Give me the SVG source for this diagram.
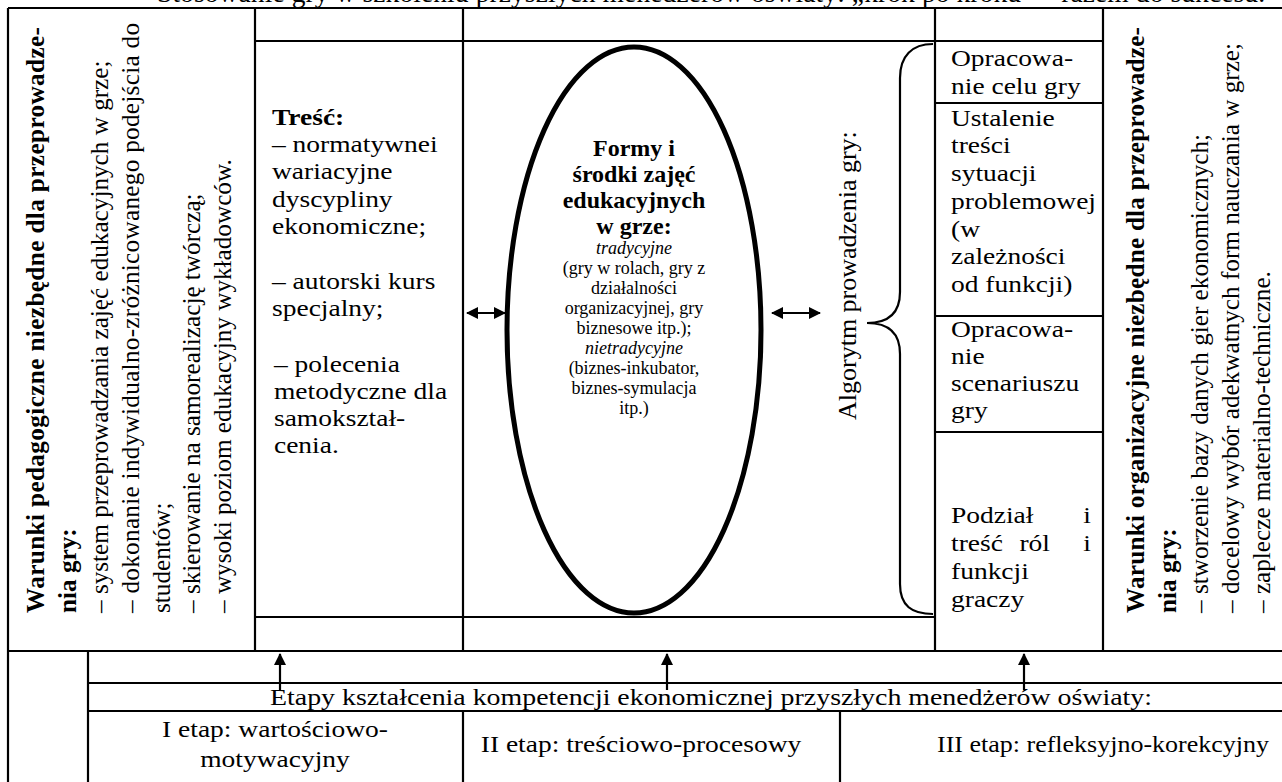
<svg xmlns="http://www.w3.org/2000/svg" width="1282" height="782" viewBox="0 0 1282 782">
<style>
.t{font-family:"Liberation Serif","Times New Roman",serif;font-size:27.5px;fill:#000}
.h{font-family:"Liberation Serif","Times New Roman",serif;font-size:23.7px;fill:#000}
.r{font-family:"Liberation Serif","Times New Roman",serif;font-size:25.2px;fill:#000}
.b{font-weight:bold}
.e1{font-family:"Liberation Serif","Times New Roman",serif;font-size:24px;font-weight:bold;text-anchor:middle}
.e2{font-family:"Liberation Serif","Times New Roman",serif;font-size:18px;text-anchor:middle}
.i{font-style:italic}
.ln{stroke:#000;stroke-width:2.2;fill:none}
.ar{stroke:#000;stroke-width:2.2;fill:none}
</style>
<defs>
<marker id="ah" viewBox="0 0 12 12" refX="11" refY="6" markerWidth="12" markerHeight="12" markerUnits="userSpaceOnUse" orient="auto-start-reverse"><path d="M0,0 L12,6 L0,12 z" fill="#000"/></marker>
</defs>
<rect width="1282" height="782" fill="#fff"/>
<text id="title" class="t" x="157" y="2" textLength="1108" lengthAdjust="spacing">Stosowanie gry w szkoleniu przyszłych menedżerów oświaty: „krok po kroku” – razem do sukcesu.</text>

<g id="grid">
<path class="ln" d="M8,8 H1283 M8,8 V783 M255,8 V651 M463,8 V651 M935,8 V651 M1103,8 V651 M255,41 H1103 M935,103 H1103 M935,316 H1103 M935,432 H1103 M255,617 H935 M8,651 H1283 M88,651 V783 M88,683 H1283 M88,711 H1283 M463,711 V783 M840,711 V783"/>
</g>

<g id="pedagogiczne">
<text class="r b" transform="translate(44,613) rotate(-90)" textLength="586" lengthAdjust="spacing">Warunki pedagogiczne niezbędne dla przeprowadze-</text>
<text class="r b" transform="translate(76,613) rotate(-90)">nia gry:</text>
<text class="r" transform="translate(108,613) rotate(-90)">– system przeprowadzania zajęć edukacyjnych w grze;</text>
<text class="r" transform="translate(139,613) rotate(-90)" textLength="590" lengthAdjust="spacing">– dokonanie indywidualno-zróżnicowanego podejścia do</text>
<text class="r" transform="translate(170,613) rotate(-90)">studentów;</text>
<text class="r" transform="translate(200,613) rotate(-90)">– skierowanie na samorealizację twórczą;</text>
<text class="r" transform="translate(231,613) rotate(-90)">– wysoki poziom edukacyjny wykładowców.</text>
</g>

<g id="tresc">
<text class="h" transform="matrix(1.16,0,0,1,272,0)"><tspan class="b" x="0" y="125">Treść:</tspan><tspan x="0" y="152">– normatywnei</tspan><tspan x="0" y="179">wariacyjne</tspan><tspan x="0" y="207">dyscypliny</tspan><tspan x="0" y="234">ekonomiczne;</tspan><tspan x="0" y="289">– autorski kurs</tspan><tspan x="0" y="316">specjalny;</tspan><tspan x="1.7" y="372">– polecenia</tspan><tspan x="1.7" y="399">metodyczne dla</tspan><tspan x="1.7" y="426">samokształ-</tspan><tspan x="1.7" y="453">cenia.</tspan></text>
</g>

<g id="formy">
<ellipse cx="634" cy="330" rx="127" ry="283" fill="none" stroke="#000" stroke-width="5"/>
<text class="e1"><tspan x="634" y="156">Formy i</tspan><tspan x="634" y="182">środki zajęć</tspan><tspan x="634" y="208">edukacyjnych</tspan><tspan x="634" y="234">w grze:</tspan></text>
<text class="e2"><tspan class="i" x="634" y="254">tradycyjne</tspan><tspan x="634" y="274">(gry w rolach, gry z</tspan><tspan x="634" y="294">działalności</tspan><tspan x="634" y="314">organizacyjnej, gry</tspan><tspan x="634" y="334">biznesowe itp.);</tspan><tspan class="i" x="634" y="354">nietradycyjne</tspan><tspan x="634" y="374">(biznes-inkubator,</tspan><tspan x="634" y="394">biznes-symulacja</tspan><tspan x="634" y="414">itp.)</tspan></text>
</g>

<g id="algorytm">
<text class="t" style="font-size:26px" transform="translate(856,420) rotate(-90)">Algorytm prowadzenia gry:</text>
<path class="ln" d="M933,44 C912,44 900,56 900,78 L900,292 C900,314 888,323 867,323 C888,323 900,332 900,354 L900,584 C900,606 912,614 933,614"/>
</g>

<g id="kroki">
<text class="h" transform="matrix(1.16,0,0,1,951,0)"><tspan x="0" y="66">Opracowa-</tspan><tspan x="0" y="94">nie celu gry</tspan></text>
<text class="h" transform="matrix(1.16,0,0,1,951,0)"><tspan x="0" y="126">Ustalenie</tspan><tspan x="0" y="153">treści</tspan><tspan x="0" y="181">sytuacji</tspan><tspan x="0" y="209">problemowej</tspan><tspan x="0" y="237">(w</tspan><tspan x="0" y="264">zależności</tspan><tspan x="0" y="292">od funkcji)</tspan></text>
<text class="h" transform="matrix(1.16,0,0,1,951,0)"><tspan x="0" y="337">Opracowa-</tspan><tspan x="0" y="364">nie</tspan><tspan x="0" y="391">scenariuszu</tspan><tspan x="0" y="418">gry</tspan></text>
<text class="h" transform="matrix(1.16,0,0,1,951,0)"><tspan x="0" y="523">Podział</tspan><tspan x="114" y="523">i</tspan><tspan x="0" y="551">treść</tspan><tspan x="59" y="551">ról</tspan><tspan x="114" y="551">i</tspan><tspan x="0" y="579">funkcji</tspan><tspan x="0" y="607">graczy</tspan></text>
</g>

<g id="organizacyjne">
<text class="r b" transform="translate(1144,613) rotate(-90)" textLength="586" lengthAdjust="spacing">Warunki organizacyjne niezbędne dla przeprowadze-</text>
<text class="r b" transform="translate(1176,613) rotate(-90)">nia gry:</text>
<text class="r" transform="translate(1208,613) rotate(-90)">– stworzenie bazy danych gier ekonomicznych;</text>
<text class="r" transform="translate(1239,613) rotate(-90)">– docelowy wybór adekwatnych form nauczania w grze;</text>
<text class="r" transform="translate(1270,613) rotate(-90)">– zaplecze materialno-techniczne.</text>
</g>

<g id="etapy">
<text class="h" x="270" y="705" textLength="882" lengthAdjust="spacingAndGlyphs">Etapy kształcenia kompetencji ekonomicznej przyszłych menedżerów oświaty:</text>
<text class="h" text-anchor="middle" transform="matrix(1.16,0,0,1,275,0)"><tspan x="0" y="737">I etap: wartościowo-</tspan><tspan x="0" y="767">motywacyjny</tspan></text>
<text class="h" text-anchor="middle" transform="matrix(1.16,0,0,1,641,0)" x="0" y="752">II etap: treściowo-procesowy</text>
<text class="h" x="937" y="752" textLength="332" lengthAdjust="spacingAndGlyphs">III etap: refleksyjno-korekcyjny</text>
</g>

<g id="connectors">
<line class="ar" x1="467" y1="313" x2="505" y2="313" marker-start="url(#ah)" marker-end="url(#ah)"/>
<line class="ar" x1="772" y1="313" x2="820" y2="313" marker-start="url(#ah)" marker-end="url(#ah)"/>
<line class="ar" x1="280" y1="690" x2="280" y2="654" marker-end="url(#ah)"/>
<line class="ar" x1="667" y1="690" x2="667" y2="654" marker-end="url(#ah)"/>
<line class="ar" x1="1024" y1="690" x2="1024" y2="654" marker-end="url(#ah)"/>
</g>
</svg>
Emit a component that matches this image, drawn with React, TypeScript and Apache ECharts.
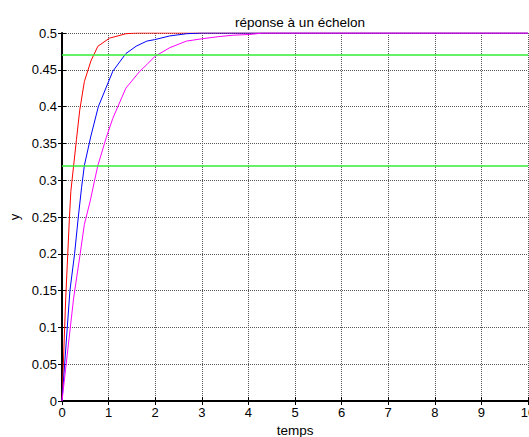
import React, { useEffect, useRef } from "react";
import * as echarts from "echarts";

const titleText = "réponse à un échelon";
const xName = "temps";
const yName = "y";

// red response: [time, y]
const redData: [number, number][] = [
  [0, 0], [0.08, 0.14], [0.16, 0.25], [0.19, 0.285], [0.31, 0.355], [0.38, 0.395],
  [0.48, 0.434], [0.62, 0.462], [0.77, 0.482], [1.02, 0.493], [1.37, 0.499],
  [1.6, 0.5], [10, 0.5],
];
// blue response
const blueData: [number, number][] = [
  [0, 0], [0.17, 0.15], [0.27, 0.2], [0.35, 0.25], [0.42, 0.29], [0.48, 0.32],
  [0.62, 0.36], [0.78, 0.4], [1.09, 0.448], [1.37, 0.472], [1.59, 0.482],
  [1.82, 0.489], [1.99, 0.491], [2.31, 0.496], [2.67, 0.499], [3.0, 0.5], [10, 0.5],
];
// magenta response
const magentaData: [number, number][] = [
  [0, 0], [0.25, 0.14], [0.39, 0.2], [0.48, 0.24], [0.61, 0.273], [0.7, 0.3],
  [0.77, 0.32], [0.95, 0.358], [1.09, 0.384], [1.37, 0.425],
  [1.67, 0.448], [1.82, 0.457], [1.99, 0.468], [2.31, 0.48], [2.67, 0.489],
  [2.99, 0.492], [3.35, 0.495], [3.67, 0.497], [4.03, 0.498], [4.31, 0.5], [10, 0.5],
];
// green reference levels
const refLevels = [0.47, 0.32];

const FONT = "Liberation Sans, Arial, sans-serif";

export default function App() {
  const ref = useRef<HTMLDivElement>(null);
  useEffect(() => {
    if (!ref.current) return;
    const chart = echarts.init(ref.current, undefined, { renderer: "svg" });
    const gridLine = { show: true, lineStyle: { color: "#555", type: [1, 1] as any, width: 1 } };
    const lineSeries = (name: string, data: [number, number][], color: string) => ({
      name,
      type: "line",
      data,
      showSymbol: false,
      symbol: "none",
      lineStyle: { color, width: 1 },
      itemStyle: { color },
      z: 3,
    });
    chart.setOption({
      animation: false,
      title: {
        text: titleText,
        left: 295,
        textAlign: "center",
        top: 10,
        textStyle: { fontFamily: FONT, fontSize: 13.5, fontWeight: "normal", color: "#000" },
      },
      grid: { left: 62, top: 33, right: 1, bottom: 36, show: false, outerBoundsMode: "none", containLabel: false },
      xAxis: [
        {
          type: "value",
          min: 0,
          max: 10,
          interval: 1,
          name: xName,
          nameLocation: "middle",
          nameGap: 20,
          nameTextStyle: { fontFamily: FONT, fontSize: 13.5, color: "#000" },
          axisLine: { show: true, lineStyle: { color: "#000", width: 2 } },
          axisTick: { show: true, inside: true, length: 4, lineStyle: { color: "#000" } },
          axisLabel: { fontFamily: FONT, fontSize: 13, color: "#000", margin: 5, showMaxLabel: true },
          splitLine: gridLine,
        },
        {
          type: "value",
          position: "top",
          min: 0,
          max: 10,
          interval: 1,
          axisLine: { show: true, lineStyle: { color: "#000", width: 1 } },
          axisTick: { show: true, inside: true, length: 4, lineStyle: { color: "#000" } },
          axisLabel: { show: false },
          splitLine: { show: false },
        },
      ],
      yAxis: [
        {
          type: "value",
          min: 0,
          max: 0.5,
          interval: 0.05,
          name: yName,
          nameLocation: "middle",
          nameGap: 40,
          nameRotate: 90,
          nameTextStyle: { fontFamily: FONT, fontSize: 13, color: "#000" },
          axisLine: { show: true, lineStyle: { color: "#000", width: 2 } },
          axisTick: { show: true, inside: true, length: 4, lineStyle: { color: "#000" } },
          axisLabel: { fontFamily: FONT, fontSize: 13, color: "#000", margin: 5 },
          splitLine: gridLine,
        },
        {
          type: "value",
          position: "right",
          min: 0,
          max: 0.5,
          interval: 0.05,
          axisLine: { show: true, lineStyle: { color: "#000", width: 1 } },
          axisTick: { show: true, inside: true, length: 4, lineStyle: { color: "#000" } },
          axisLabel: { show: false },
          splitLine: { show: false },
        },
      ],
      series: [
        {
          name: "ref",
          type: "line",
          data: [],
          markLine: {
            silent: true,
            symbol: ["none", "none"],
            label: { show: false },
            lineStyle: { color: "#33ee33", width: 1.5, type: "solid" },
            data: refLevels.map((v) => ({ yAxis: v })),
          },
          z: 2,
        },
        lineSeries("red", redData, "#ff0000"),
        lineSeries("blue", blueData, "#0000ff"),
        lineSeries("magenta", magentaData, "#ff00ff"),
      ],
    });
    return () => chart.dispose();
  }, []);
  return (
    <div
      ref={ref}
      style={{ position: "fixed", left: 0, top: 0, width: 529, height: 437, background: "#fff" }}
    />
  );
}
----
Given task:
Copy every line of the material in which the word "this" occurs.

Exercise output:
Give me the SVG source for this diagram.
Emit a component that matches this image, drawn with React, TypeScript and Apache ECharts.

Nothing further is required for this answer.